Aber schon wenige Wochen später überschlugen sich die Ereignisse, als Tausende DDR-Bürger in der Prager Botschaft Zuflucht suchten. Vater und Tochter ließen sich am 3. Oktober von Freunden an die tschechische Grenze bringen. Sie marschierten nachts durch den Wald, fuhren per Anhalter, Zug und Taxi nach Prag, reihten sich in die lange Schlange vor der Deutschen Botschaft ein und kamen schließlich mit einem der ersten Züge in Hof an. Am 6. Oktober 1989 druckte die Bild-Zeitung auf der jubel geschwängerten Titelseite ein Foto der zehnjährigen Melanie, in den Armen ihres Vaters in einen Rot-Kreuz-Schlafsack gehüllt. 

„Freiheit und Gerechtigkeit sind für mich die wichtigsten Werte im Leben“, schreibt sie jetzt in ihrem jüngsten Buchbeitrag. Ihre Eltern seien mit ihr aus einem Land geflohen, dessen politisches Wertesystem sie nicht akzeptieren konnten. Sie wollten ihrer Tochter eine bessere Zukunft ermöglichen, zahlten dafür aber einen hohen Preis: Der Neuanfang in der Bundesrepublik war alles andere als leicht. Aber „der Wert, den wir alle dadurch erhielten, ist unbezahlbar“ – davon ist Melanie Stütz überzeugt. Mit ihrem Mut und ihrer Treue zu sich selbst prägten ihre Eltern sie aber auch noch in ganz anderer Hinsicht: „Ich will Mauern in den Köpfen einreißen“, sagt sie heute. Mit ihrer Arbeit will sie ein Werteverständnis vermitteln, das Nachhaltigkeit, technologischen Fortschritt und wirtschaftlichen Erfolg verbindet.
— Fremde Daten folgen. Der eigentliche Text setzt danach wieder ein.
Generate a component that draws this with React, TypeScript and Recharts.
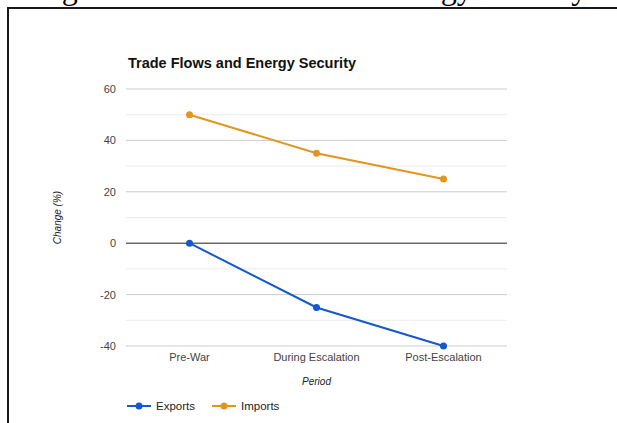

Das Thema „Frauenförderung“ verfolgt sie mit dem erklärten Ziel, dass es in naher Zukunft kein Thema mehr ist.

Die Welt bereisen und überall Kinder zu ihren Träumen befragen

Nach einem Studium der Betriebswirtschaft mit Schwerpunkt Wirtschaftsinformatik und beruflichen Stationen bei Microsoft und Siemens, beschloss sie – zwanzig Jahre nach ihrer Flucht – zusammen mit ihrem Mann einen Kindheitstraum zu verwirklichen: Das Paar wollte mit einem „Flugauto“ wie aus der Kinderserie „Robbi, Tobbi und das Fliewatüüt“ oder wie James Bond in „You only live twice“ die Welt bereisen, überall Kinder zu ihren Träumen befragen und ihre Reise als internationales Medienprojekt vermarkten. Zu diesem Zeitpunkt hatten allerdings beide weder Ahnung vom Fliegen noch vom Filme machen oder Bücher schreiben. Sie lernten es – und konnten am Ende mit den Erlösen aus dem entstandenen Buch und einer TV-Serie Bildungsprojekte in jenen Ländern unterstützen, die sie bereist hatten.

Die Erfahrungen aus dem Weltreise-Projekt flossen im Jahr 2016 in die Gründung ihres eigenen Unternehmens ein: Sie entwickelten, ähnlich wie es beim Fliegen unerlässlich ist, eine Art „Vorflug-Check“ für Unternehmensgründungen. Das Paar begab sich dafür auf die Suche nach wiederkehrenden, messbaren Mustern für unternehmerischen Erfolg. Daraus entstand das Forschungsprojekt „Ideascanner“, das Geschäftsideen ebenso wie bereits bestehende Unternehmen mithilfe von Künstlicher Intelligenz (KI) untersucht und bewertet.

Darüberhinaus ist Melanie Stütz in verschiedenen Frauennetzwerken aktiv und bringt auch hier ihre Expertise in den Bereichen KI und Digitalisierung ein, um Unternehmen zukunftsfähig zu machen. Sie will dazu beitragen, ein neues Werteverständnis mit dem Anspruch an nachhaltigen und wirtschaftlichen Mehrwert zu schaffen. Grünes Wachstum ist für Stütz dabei kein Widerspruch, sondern die Zukunft. Und wenn es nach ihr geht, werden noch mehr Frauen, die Zukunft schaffen, bald schon eine Selbstverständlichkeit sein.